Miller’s House Labor Committee approved the merged MSHA-OSHA bill, but the Democratic-run House didn’t come close to the two-thirds majority needed under a special “fast-track” rule to pass it. The Senate never voted on the measure. In absence of legislation, the new OSHA administrator, Dr. David Michaels, is stepping up enforcement, especially against the “worst of the worst” in the worst industries.

Infrastructure. Beyond the money from the stimulus law, infrastructure funding stalled in Congress, or was killed by planned Senate GOP filibusters. The Laborers launched a large campaign in the fall election season to pressure senators – especially Republicans – to approve a massive highway-mass transit jobs bill, and the other construction unions agreed. But lawmakers turned, again, a deaf ear.
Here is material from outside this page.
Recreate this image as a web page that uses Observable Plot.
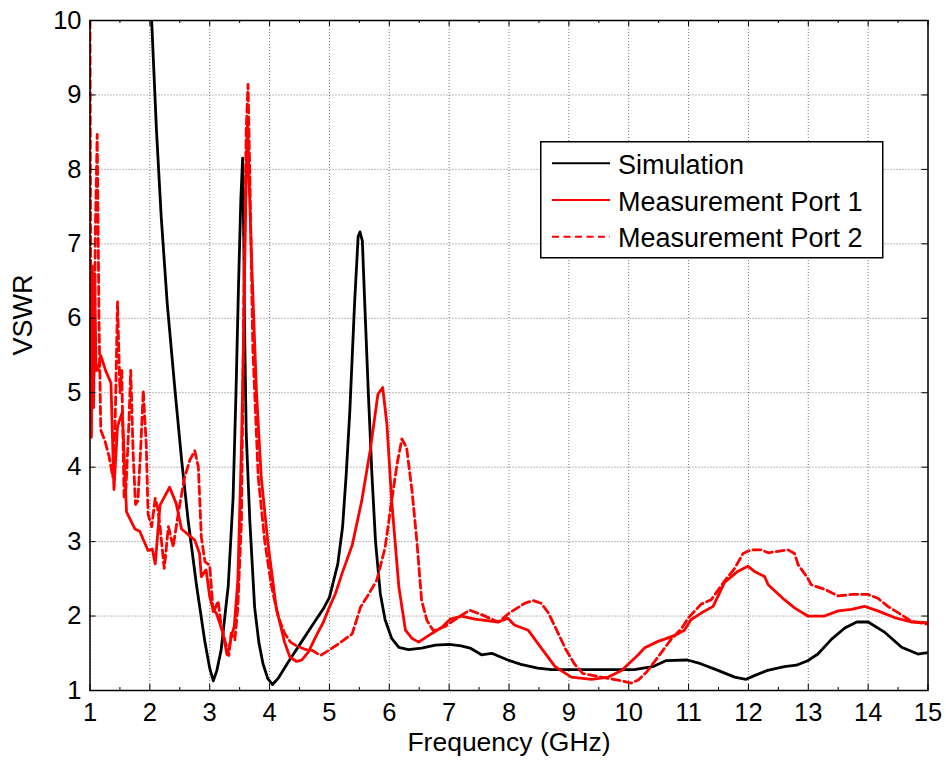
<!DOCTYPE html>
<html>
<head>
<meta charset="utf-8">
<script src="https://cdn.jsdelivr.net/npm/d3@7"></script>
<script src="https://cdn.jsdelivr.net/npm/@observablehq/plot@0.6"></script>
<style>
  body { margin: 0; background: white; }
  #wrap { position: relative; width: 946px; height: 760px; font-family: 'Liberation Sans', Arial, sans-serif; }
  #legend { position: absolute; left: 540px; top: 141px; }
</style>
</head>
<body>
<div id="wrap"></div>
<script>
// ---- data ----
const xTicks = [1,2,3,4,5,6,7,8,9,10,11,12,13,14,15];
const xMinorTicks = [1.5,2.5,3.5,4.5,5.5,6.5,7.5,8.5,9.5,10.5,11.5,12.5,13.5,14.5];
const yTicks = [1,2,3,4,5,6,7,8,9,10];
const seriesNames = ["Simulation", "Measurement Port 1", "Measurement Port 2"];

const simFreq = [1.97,2.03,2.11,2.19,2.29,2.42,2.53,2.64,2.78,2.92,3.0,3.06,3.12,3.19,3.31,3.39,3.44,3.48,3.5,3.52,3.55,3.57,3.58,3.61,3.67,3.75,3.82,3.89,3.97,4.05,4.15,4.31,4.53,4.75,4.9,5.0,5.14,5.22,5.28,5.34,5.42,5.48,5.51,5.55,5.59,5.65,5.71,5.77,5.85,5.93,6.04,6.16,6.32,6.54,6.77,7.0,7.2,7.35,7.54,7.71,7.98,8.2,8.48,8.71,9.5,10.09,10.4,10.62,10.98,11.2,11.49,11.77,11.96,12.1,12.32,12.6,12.8,12.99,13.16,13.39,13.61,13.81,14.0,14.28,14.56,14.83,15.0];
const simVswr = [10.4,10.0,8.53,7.36,6.2,5.03,4.1,3.28,2.41,1.65,1.3,1.13,1.27,1.54,2.41,3.58,5.03,6.4,7.0,7.6,8.15,7.0,6.0,4.45,3.28,2.12,1.65,1.36,1.16,1.08,1.17,1.38,1.65,1.92,2.1,2.25,2.7,3.2,3.9,4.74,6.2,7.1,7.16,7.04,6.2,5.0,3.9,3.0,2.3,1.95,1.7,1.58,1.55,1.57,1.61,1.62,1.6,1.57,1.48,1.5,1.41,1.35,1.3,1.28,1.28,1.28,1.32,1.4,1.41,1.36,1.27,1.18,1.15,1.2,1.27,1.32,1.34,1.4,1.49,1.69,1.84,1.92,1.92,1.78,1.58,1.49,1.51];

const port1Freq = [1.0,1.02,1.04,1.06,1.08,1.1,1.13,1.18,1.26,1.35,1.4,1.46,1.54,1.61,1.75,1.83,1.97,2.04,2.09,2.17,2.33,2.44,2.53,2.75,2.83,2.86,2.94,3.0,3.06,3.11,3.17,3.22,3.29,3.33,3.36,3.41,3.47,3.53,3.56,3.58,3.61,3.63,3.66,3.7,3.78,3.86,3.97,4.11,4.25,4.34,4.45,4.54,4.65,4.77,4.9,5.0,5.1,5.21,5.38,5.54,5.68,5.81,5.89,5.96,6.04,6.16,6.27,6.38,6.49,6.66,6.88,7.02,7.21,7.43,7.82,7.98,8.09,8.32,8.54,8.77,9.04,9.38,9.66,9.88,10.04,10.16,10.26,10.49,10.6,10.77,10.93,11.04,11.21,11.41,11.6,11.82,11.99,12.1,12.27,12.33,12.6,12.77,12.99,13.27,13.5,13.72,13.94,14.16,14.44,14.72,15.0];
const port1Vswr = [6.0,4.4,6.7,5.0,6.6,5.3,5.3,5.5,5.3,5.13,3.7,4.55,4.74,3.4,3.17,3.14,2.88,2.9,2.7,3.49,3.73,3.51,3.17,3.02,2.84,2.53,2.62,2.26,2.08,2.04,1.9,1.77,1.48,1.59,1.73,1.86,2.48,4.27,5.5,6.5,7.94,8.6,7.8,6.78,5.03,3.87,3.0,2.12,1.65,1.45,1.39,1.41,1.52,1.72,1.92,2.12,2.3,2.57,2.95,3.55,4.22,4.98,5.07,4.58,3.55,2.39,1.81,1.7,1.65,1.74,1.85,1.96,2.0,1.96,1.92,1.97,1.88,1.81,1.57,1.32,1.18,1.15,1.18,1.27,1.39,1.48,1.57,1.66,1.69,1.74,1.81,1.95,2.04,2.13,2.45,2.6,2.67,2.6,2.53,2.42,2.22,2.11,2.0,2.0,2.07,2.09,2.13,2.07,1.98,1.92,1.91];

const port2Freq = [1.0,1.01,1.02,1.04,1.06,1.09,1.12,1.15,1.18,1.25,1.32,1.38,1.42,1.46,1.5,1.53,1.57,1.6,1.65,1.68,1.72,1.76,1.8,1.85,1.89,1.94,1.97,2.03,2.09,2.13,2.17,2.24,2.31,2.39,2.44,2.5,2.58,2.67,2.75,2.81,2.86,2.92,3.0,3.06,3.14,3.19,3.26,3.32,3.36,3.42,3.47,3.53,3.57,3.61,3.64,3.67,3.72,3.81,3.92,4.03,4.14,4.25,4.35,4.45,4.6,4.71,4.85,4.99,5.16,5.38,5.52,5.66,5.79,5.93,6.04,6.13,6.21,6.29,6.38,6.46,6.54,6.63,6.74,6.93,7.15,7.34,7.54,7.82,8.04,8.26,8.4,8.54,8.66,8.82,8.95,9.1,9.23,9.54,9.82,10.04,10.16,10.3,10.49,10.71,10.88,10.99,11.21,11.38,11.6,11.77,11.91,12.05,12.21,12.33,12.49,12.66,12.77,12.83,12.99,13.05,13.27,13.5,13.72,14.0,14.16,14.33,14.55,14.72,15.0];
const port2Vswr = [10.0,7.0,4.4,6.6,4.8,7.2,8.47,6.0,4.5,4.35,4.14,3.87,4.6,6.22,5.0,5.3,3.6,3.7,4.6,5.3,4.2,3.5,3.55,4.3,5.03,4.3,3.37,3.2,3.58,3.45,3.2,2.64,3.2,2.93,3.2,3.5,3.86,4.1,4.22,4.0,3.06,2.73,2.68,2.04,2.2,1.88,1.65,1.47,1.77,1.68,2.12,3.28,6.2,8.53,9.14,7.94,5.61,3.87,3.0,2.41,2.0,1.77,1.65,1.6,1.55,1.54,1.47,1.54,1.63,1.76,2.12,2.3,2.48,2.92,3.55,4.04,4.38,4.26,3.68,3.01,2.21,1.94,1.8,1.86,1.98,2.08,2.02,1.92,2.06,2.17,2.21,2.17,2.04,1.77,1.55,1.35,1.23,1.18,1.14,1.1,1.14,1.25,1.45,1.69,1.83,1.97,2.16,2.22,2.47,2.64,2.84,2.89,2.89,2.85,2.87,2.89,2.84,2.69,2.51,2.42,2.36,2.27,2.29,2.29,2.24,2.13,2.02,1.93,1.89];

const toRows = (fs, vs) => fs.map((f, i) => ({f, v: vs[i]}));
const simRows = toRows(simFreq, simVswr);
const p1Rows = toRows(port1Freq, port1Vswr);
const p2Rows = toRows(port2Freq, port2Vswr);

// ---- layout ----
const W = 946, H = 760;
const mL = 89.5, mR = 18.5, mT = 20, mB = 70;
const plotW = W - mL - mR, plotH = H - mT - mB;
const majorLen = 6, minorLen = 3;

const chart = Plot.plot({
  width: W, height: H,
  marginLeft: mL, marginRight: mR, marginTop: mT, marginBottom: mB,
  x: {domain: [1, 15]},
  y: {domain: [1, 10]},
  style: {fontFamily: "'Liberation Sans', Arial, sans-serif", fontSize: "25.5px", color: "black", background: "white", overflow: "visible"},
  marks: [
    Plot.gridX(xTicks, {stroke: "#555", strokeOpacity: 1, strokeWidth: 0.8, strokeDasharray: "1,2"}),
    Plot.gridY(yTicks, {stroke: "#555", strokeOpacity: 1, strokeWidth: 0.8, strokeDasharray: "1,2"}),
    Plot.line(simRows, {x: "f", y: "v", stroke: "black", strokeWidth: 2.8, clip: true}),
    Plot.line(p1Rows, {x: "f", y: "v", stroke: "#ff0000", strokeWidth: 2.8, clip: true}),
    Plot.line(p2Rows, {x: "f", y: "v", stroke: "#ff0000", strokeWidth: 2.8, strokeDasharray: "8,4", clip: true}),
    // inward ticks
    Plot.tickX(xTicks, {x: d => d, stroke: "black", strokeWidth: 1, insetTop: plotH - majorLen}),
    Plot.tickX(xTicks, {x: d => d, stroke: "black", strokeWidth: 1, insetBottom: plotH - majorLen}),
    Plot.tickX(xMinorTicks, {x: d => d, stroke: "black", strokeWidth: 1, insetTop: plotH - minorLen}),
    Plot.tickX(xMinorTicks, {x: d => d, stroke: "black", strokeWidth: 1, insetBottom: plotH - minorLen}),
    Plot.tickY(yTicks, {y: d => d, stroke: "black", strokeWidth: 1, insetRight: plotW - majorLen}),
    Plot.tickY(yTicks, {y: d => d, stroke: "black", strokeWidth: 1, insetLeft: plotW - majorLen}),
    Plot.axisX(xTicks, {tickSize: 0, tickPadding: 12.5, label: null, tickFormat: d => String(d)}),
    Plot.axisY(yTicks, {tickSize: 0, tickPadding: 8.5, label: null, tickFormat: d => String(d)}),
    Plot.frame({stroke: "black", strokeWidth: 1.5}),
    Plot.text(["Frequency (GHz)"], {text: d => d, frameAnchor: "bottom", lineAnchor: "top", dy: 42, fontSize: 26.5}),
    Plot.text(["VSWR"], {text: d => d, frameAnchor: "left", rotate: -90, dx: -66.5, fontSize: 27})
  ]
});

const wrap = document.getElementById("wrap");
wrap.appendChild(chart);

// ---- legend ----
const ns = "http://www.w3.org/2000/svg";
const leg = document.createElementNS(ns, "svg");
leg.setAttribute("id", "legend");
leg.setAttribute("width", 344);
leg.setAttribute("height", 118);
const box = document.createElementNS(ns, "rect");
box.setAttribute("x", 0.75); box.setAttribute("y", 0.75);
box.setAttribute("width", 342); box.setAttribute("height", 116);
box.setAttribute("fill", "white"); box.setAttribute("stroke", "black"); box.setAttribute("stroke-width", 1.5);
leg.appendChild(box);
const legStyles = [
  {stroke: "black", dash: null},
  {stroke: "#ff0000", dash: null},
  {stroke: "#ff0000", dash: "7,4.5"}
];
const rowY = [22.3, 59, 95.7];
seriesNames.forEach((name, i) => {
  const ln = document.createElementNS(ns, "line");
  ln.setAttribute("x1", 12); ln.setAttribute("x2", 70);
  ln.setAttribute("y1", rowY[i]); ln.setAttribute("y2", rowY[i]);
  ln.setAttribute("stroke", legStyles[i].stroke);
  ln.setAttribute("stroke-width", 2);
  if (legStyles[i].dash) ln.setAttribute("stroke-dasharray", legStyles[i].dash);
  leg.appendChild(ln);
  const tx = document.createElementNS(ns, "text");
  tx.setAttribute("x", 78); tx.setAttribute("y", rowY[i] + 10.5);
  tx.setAttribute("font-size", 27);
  tx.setAttribute("font-family", "'Liberation Sans', Arial, sans-serif");
  tx.setAttribute("fill", "black");
  tx.textContent = name;
  leg.appendChild(tx);
});
wrap.appendChild(leg);
</script>
</body>
</html>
“In the construction industry – a key driver of our economy – nearly one in five workers, or 1.5 million men and women, are jobless,” Laborers President Terry O’Sullivan said after the GOP won the House on Nov. 3 and picked up six U.S. Senate seats. “While nations such as China invest nearly 10 percent of their gross domestic product in super-highways, bullet trains and other fundamental, critical infrastructure, U.S. investment has dropped below 2 percent.

“Throughout our history, investing in building America has been a bipartisan mission,” O’Sullivan added. “Our ability to compete is at stake while hundreds of thousands of workers who want to build our country sit idle. The best way for the next Congress to start to show America is their priority is to pass a fully-invested, six-year surface transportation bill which would begin to put our nation back on competitive footing in the world, return millions of Americans to work and leave a lasting legacy.”